─── RECORDED INFORMATION ───
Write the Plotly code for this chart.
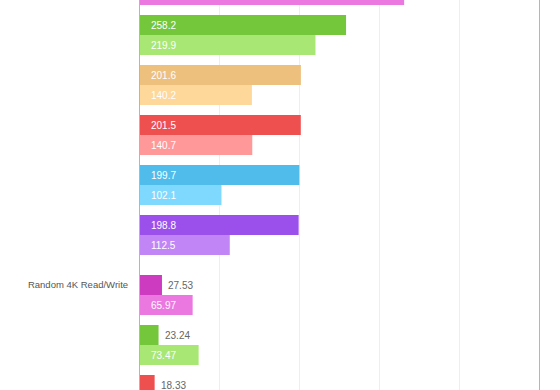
import plotly.graph_objects as go

# ---- data ----
categories = ["Sequential Read/Write", "Random 4K Read/Write"]

seq_devices = ["pink", "green", "orange", "red", "blue", "purple"]
seq_read = [None, 258.2, 201.6, 201.5, 199.7, 198.8]
seq_write = [331, 219.9, 140.2, 140.7, 102.1, 112.5]

rnd_devices = ["pink", "green", "red"]
rnd_read = [27.53, 23.24, 18.33]
rnd_write = [65.97, 73.47, None]

x_ticks = [0, 100, 200, 300, 400, 500]

# ---- styles ----
dark = {"pink": "#CD3CC0", "green": "#74C63A", "orange": "#EDC07E",
        "red": "#EE4F4F", "blue": "#4FBCEB", "purple": "#9B50EC"}
light = {"pink": "#EB78E0", "green": "#A8E774", "orange": "#FED79A",
         "red": "#FF9999", "blue": "#7FD9FE", "purple": "#C285F6"}

BAR = 20
PAIR = 2 * BAR + 10
CAT = 6 * PAIR + 10
Y_TOP, Y_BOT = 35, 425
INSIDE_MIN = 50
FONT = "Helvetica Neue, Helvetica, Arial, Liberation Sans, sans-serif"

groups = [(seq_devices, seq_read, seq_write), (rnd_devices, rnd_read, rnd_write)]

xs, ys, cols = [], [], []
annotations = []
for c, (devs, rd, wr) in enumerate(groups):
    for i, d in enumerate(devs):
        for k, (vals, pal) in enumerate(((rd, dark), (wr, light))):
            v = vals[i]
            y = c * CAT + i * PAIR + k * BAR + BAR / 2
            xs.append(v)
            ys.append(y)
            cols.append(pal[d])
            if v is None or not (Y_TOP <= y <= Y_BOT):
                continue
            if v >= INSIDE_MIN:
                annotations.append(dict(x=0, y=y, xref="x", yref="y", text=f"{v:g}",
                                        showarrow=False, xanchor="left", xshift=9,
                                        font=dict(color="white", size=10, family=FONT)))
            else:
                annotations.append(dict(x=v, y=y, xref="x", yref="y", text=f"{v:g}",
                                        showarrow=False, xanchor="left", xshift=4,
                                        font=dict(color="#666666", size=10, family=FONT)))

fig = go.Figure(go.Bar(x=xs, y=ys, orientation="h", width=BAR,
                       marker=dict(color=cols, line=dict(width=0)),
                       hoverinfo="skip"))

fig.update_layout(
    width=560, height=390,
    margin=dict(l=140, r=21, t=0, b=0),
    paper_bgcolor="white", plot_bgcolor="white",
    showlegend=False,
    annotations=annotations,
    font=dict(family=FONT),
    xaxis=dict(range=[0, 500], tickvals=x_ticks, showticklabels=False,
               showgrid=True, gridcolor="#EEEEEE", gridwidth=1,
               zeroline=False, showline=False),
    yaxis=dict(range=[Y_BOT, Y_TOP],
               tickvals=[c * CAT + BAR / 2 for c in range(len(categories))],
               ticktext=categories,
               tickfont=dict(size=9.5, color="#555555", family=FONT),
               ticklabelstandoff=9,
               showgrid=False, zeroline=False,
               showline=True, mirror=True, linecolor="#B5B5B5", linewidth=1),
)

fig.write_html("out.html", config={"displayModeBar": False},
               post_script="document.body.style.margin='0';document.body.style.overflow='hidden';")
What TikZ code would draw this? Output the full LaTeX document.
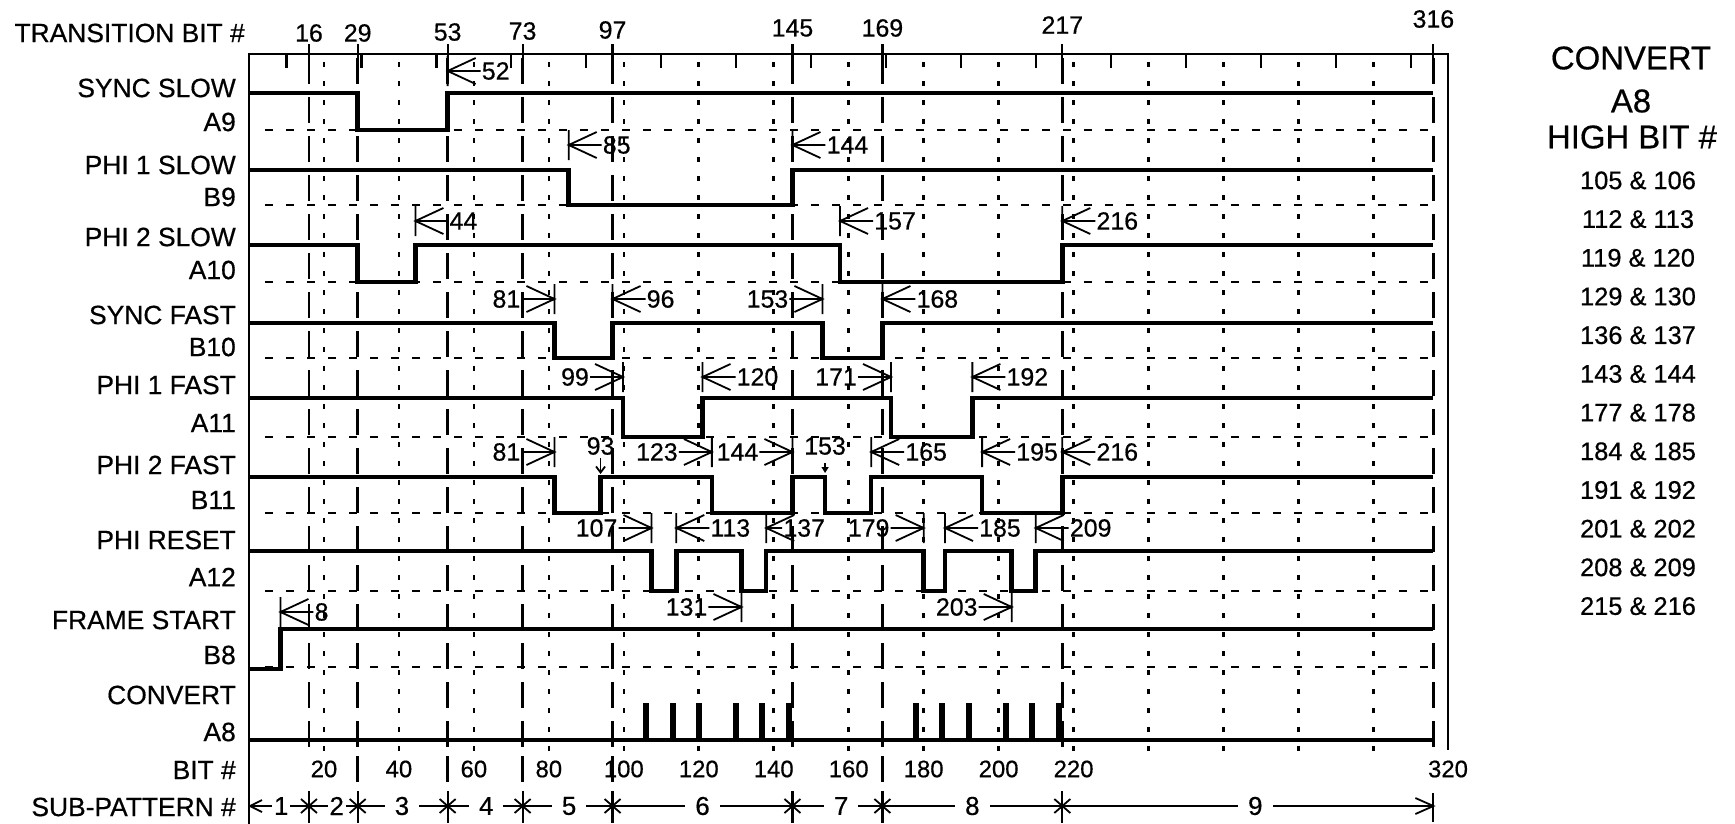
\documentclass[tikz,border=0pt]{standalone}
\usepackage{fontspec}
\setmainfont{Liberation Sans}[FakeBold=0.5]
\usetikzlibrary{arrows.meta}
\pgfmathdeclarefunction{bx}{1}{\pgfmathparse{249+3.748*#1}}
\newcounter{annc}
\tikzset{
  sig/.style={line width=4.5bp},
  frm/.style={line width=2.2bp},
  lowref/.style={line width=2.4bp, dash pattern=on 8bp off 13bp},
  gridtw/.style={line width=2.6bp, dash pattern=on 5bp off 14bp},
  trans/.style={line width=2.4bp, dash pattern=on 26bp off 13bp},
  ann/.style={line width=1.8bp},
  pulse/.style={line width=6bp},
  num/.style={font=\fontsize{25}{25}\selectfont, inner sep=0pt},
  lbl/.style={font=\fontsize{26.5}{28}\selectfont, inner sep=0pt, anchor=east},
  head/.style={font=\fontsize{33}{33}\selectfont, inner sep=0pt},
  hb/.style={font=\fontsize{25.5}{25.5}\selectfont, inner sep=0pt},
  spn/.style={font=\fontsize{26}{26}\selectfont, fill=white, inner ysep=0pt},
}
\newcommand\annL[4][33]{%
  \stepcounter{annc}%
  \pgfmathsetmacro\ax{bx(#2)}%
  \draw[ann] (\ax,#3-15) -- (\ax,#3+15) (\ax+28,#3-13) -- (\ax,#3) -- (\ax+28,#3+13) (\ax,#3) -- (\ax+#1,#3);
  \node[num,anchor=west] (ann\theannc) at (\ax+#1+1,#3) {#4};}
\newcommand\annR[4][33]{%
  \stepcounter{annc}%
  \pgfmathsetmacro\ax{bx(#2)}%
  \draw[ann] (\ax,#3-15) -- (\ax,#3+15) (\ax-28,#3-13) -- (\ax,#3) -- (\ax-28,#3+13) (\ax,#3) -- (\ax-#1,#3);
  \node[num,anchor=east] (ann\theannc) at (\ax-#1-1,#3) {#4};}
\begin{document}
\begin{tikzpicture}[x=1bp,y=-1bp]
\fill[white] (0,0) rectangle (1735,824);
\useasboundingbox (0,0) rectangle (1735,824);

% grid: dotted verticals every 20 bits
\foreach \b in {20,40,...,300} \draw[gridtw] ({bx(\b)},62) -- ({bx(\b)},758);
% low reference dashed lines
\foreach \y in {130,205,282,358,437,513,591,667} \draw[lowref] (265,\y) -- ({bx(316)},\y);
% transition long-dash lines
\foreach \b in {16,29,53,73,97,145,169,217,316} {
  \draw[frm] ({bx(\b)},44) -- ({bx(\b)},58);
  \draw[trans] ({bx(\b)},58) -- ({bx(\b)},752);
}
\foreach \b in {29,53,73,97,169} \draw[trans] ({bx(\b)},756) -- ({bx(\b)},782);
% top ticks
\foreach \b in {10,30,...,310} \draw[frm] ({bx(\b)},54) -- ({bx(\b)},68);
% frame
\draw[frm] (249,824) -- (249,54) -- (1448,54) -- (1448,750);

% top labels
\node[lbl] (ttl) at (245,33) {TRANSITION BIT \#};
\foreach \b/\yy in {16/33,29/33,53/32,73/31,97/30,145/28,169/28,217/25,316/19}
  \node[num] (tb\b) at ({bx(\b)},\yy) {\b};

% signal labels
\node[lbl] (l1a) at (236,88) {SYNC SLOW};   \node[lbl] (l1b) at (236,122) {A9};
\node[lbl] (l2a) at (236,165) {PHI 1 SLOW}; \node[lbl] (l2b) at (236,197) {B9};
\node[lbl] (l3a) at (236,237) {PHI 2 SLOW}; \node[lbl] (l3b) at (236,270) {A10};
\node[lbl] (l4a) at (236,315) {SYNC FAST};  \node[lbl] (l4b) at (236,347) {B10};
\node[lbl] (l5a) at (236,385) {PHI 1 FAST}; \node[lbl] (l5b) at (236,423) {A11};
\node[lbl] (l6a) at (236,465) {PHI 2 FAST}; \node[lbl] (l6b) at (236,500) {B11};
\node[lbl] (l7a) at (236,540) {PHI RESET};  \node[lbl] (l7b) at (236,577) {A12};
\node[lbl] (l8a) at (236,620) {FRAME START};\node[lbl] (l8b) at (236,655) {B8};
\node[lbl] (l9a) at (236,695) {CONVERT};    \node[lbl] (l9b) at (236,732) {A8};
\node[lbl] (l10) at (236,770) {BIT \#};
\node[lbl] (l11) at (236,807) {SUB-PATTERN \#};

% signals
\draw[sig] ({bx(0)},93) -| ({bx(29)},130) -| ({bx(53)},93) -- ({bx(316)},93);
\draw[sig] ({bx(0)},170) -| ({bx(85.3)},205) -| ({bx(145)},170) -- ({bx(316)},170);
\draw[sig] ({bx(0)},245) -| ({bx(29)},282) -| ({bx(44.4)},245) -| ({bx(157.7)},282) -| ({bx(217)},245) -- ({bx(316)},245);
\draw[sig] ({bx(0)},323) -| ({bx(81.5)},358) -| ({bx(97)},323) -| ({bx(153)},358) -| ({bx(169)},323) -- ({bx(316)},323);
\draw[sig] ({bx(0)},398) -| ({bx(99.8)},437) -| ({bx(121)},398) -| ({bx(171.3)},437) -| ({bx(193)},398) -- ({bx(316)},398);
\draw[sig] ({bx(0)},477) -| ({bx(81.5)},513) -| ({bx(93.8)},477) -| ({bx(123.5)},513) -| ({bx(145)},477) -| ({bx(153.7)},513) -| ({bx(166)},477) -| ({bx(195.6)},513) -| ({bx(217)},477) -- ({bx(316)},477);
\draw[sig] ({bx(0)},551) -| ({bx(107.4)},591) -| ({bx(114)},551) -| ({bx(131.4)},591) -| ({bx(138)},551) -| ({bx(180)},591) -| ({bx(185.7)},551) -| ({bx(203.5)},591) -| ({bx(209.9)},551) -- ({bx(316)},551);
\draw[sig] ({bx(0)},669) -| ({bx(8.4)},629) -- ({bx(316)},629);
\draw[sig] ({bx(0)},740) -- ({bx(316)},740);
\foreach \b in {106,113,120,130,137,144,178,185,192,202,209,216}
  \draw[pulse] ({bx(\b)},741) -- ({bx(\b)},703);

% annotations
\annL{53}{71}{52}
\annL{85.3}{145}{85}
\annL{145}{145}{144}
\annL{44.4}{221}{44}
\annL{157.7}{221}{157}
\annL{217}{221}{216}
\annR{81.5}{299}{81}
\annL{97}{299}{96}
\annR{153}{299}{153}
\annL{169}{299}{168}
\annR{99.8}{377}{99}
\annL{121}{377}{120}
\annR{171.3}{377}{171}
\annL{193}{377}{192}
\annR{81.5}{452}{81}
\annR{123.5}{452}{123}
\annR{145}{452}{144}
\annL{166}{452}{165}
\annL{195.6}{452}{195}
\annL{217}{452}{216}
\annR{107.4}{528}{107}
\annL{114}{528}{113}
\annL[16]{138}{528}{137}
\annR{180}{528}{179}
\annL{185.7}{528}{185}
\annL{209.9}{528}{209}
\annR{131.4}{607}{131}
\annR{203.5}{607}{203}
\annL{8.4}{612}{8}
\node[num] (n93) at ({bx(93.8)},446) {93};
\draw[ann,-{Straight Barb[length=6bp,width=9bp]}] (n93.south) ++(0,3) coordinate (n93s) -- ({bx(93.8)},474);
\node[num] (n153) at ({bx(153.7)},446) {153};
\draw[ann,-{Triangle[length=6bp,width=7bp]}] (n153.south) ++(0,8) coordinate (n153s) -- ({bx(153.7)},473);

% bit # row
\foreach \b in {20,40,...,220} \node[num,font=\fontsize{24}{24}\selectfont] (bit\b) at ({bx(\b)},769) {\b};
\node[num,font=\fontsize{24}{24}\selectfont] (bit320) at (1448,769) {320};

% sub-pattern row
\draw[ann] (249,806) -- ({bx(316)},806);
\draw[ann] (262,800) -- (250,806) -- (262,812);
\draw[ann] ({bx(316)-18},798) -- ({bx(316)},806) -- ({bx(316)-18},814);
\draw[frm] ({bx(316)},793) -- ({bx(316)},822);
\foreach \b in {16,29,53,73,97,145,169,217} {
  \draw[frm] ({bx(\b)},791) -- ({bx(\b)},823);
  \draw[ann] ({bx(\b)-8},799) -- ({bx(\b)+8},813);
  \draw[ann] ({bx(\b)-8},813) -- ({bx(\b)+8},799);
}
\node[spn,inner xsep=2bp] (sp1) at ({bx(8.6)},806) {1};
\node[spn,inner xsep=2bp] (sp2) at ({bx(23.4)},806) {2};
\foreach \n/\b in {3/40.8,4/63.3,5/85.4,6/121,7/158,8/193,9/268.5}
  \node[spn,inner xsep=10bp] (sp\n) at ({bx(\b)},806) {\n};

% right block
\node[head] (cvt) at (1631,58) {CONVERT};
\node[head] (cva) at (1631,101) {A8};
\node[head] (cvh) at (1632,137) {HIGH BIT \#};
\foreach \t [count=\i from 0] in {105 \& 106,112 \& 113,119 \& 120,129 \& 130,136 \& 137,143 \& 144,177 \& 178,184 \& 185,191 \& 192,201 \& 202,208 \& 209,215 \& 216}
  \node[hb] (hb\i) at (1638,{180.4+38.7*\i}) {\t};
\end{tikzpicture}
\end{document}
───
* SHORT EXERCISE:
Repeat the lines above, starting at the first and stopping after the line that holds "x_ticks = [0, 100, 200, 300, 400, 500]", with the pictures left out.

* OUTPUT BELOW:
Write the Plotly code for this chart.
import plotly.graph_objects as go

# ---- data ----
categories = ["Sequential Read/Write", "Random 4K Read/Write"]

seq_devices = ["pink", "green", "orange", "red", "blue", "purple"]
seq_read = [None, 258.2, 201.6, 201.5, 199.7, 198.8]
seq_write = [331, 219.9, 140.2, 140.7, 102.1, 112.5]

rnd_devices = ["pink", "green", "red"]
rnd_read = [27.53, 23.24, 18.33]
rnd_write = [65.97, 73.47, None]

x_ticks = [0, 100, 200, 300, 400, 500]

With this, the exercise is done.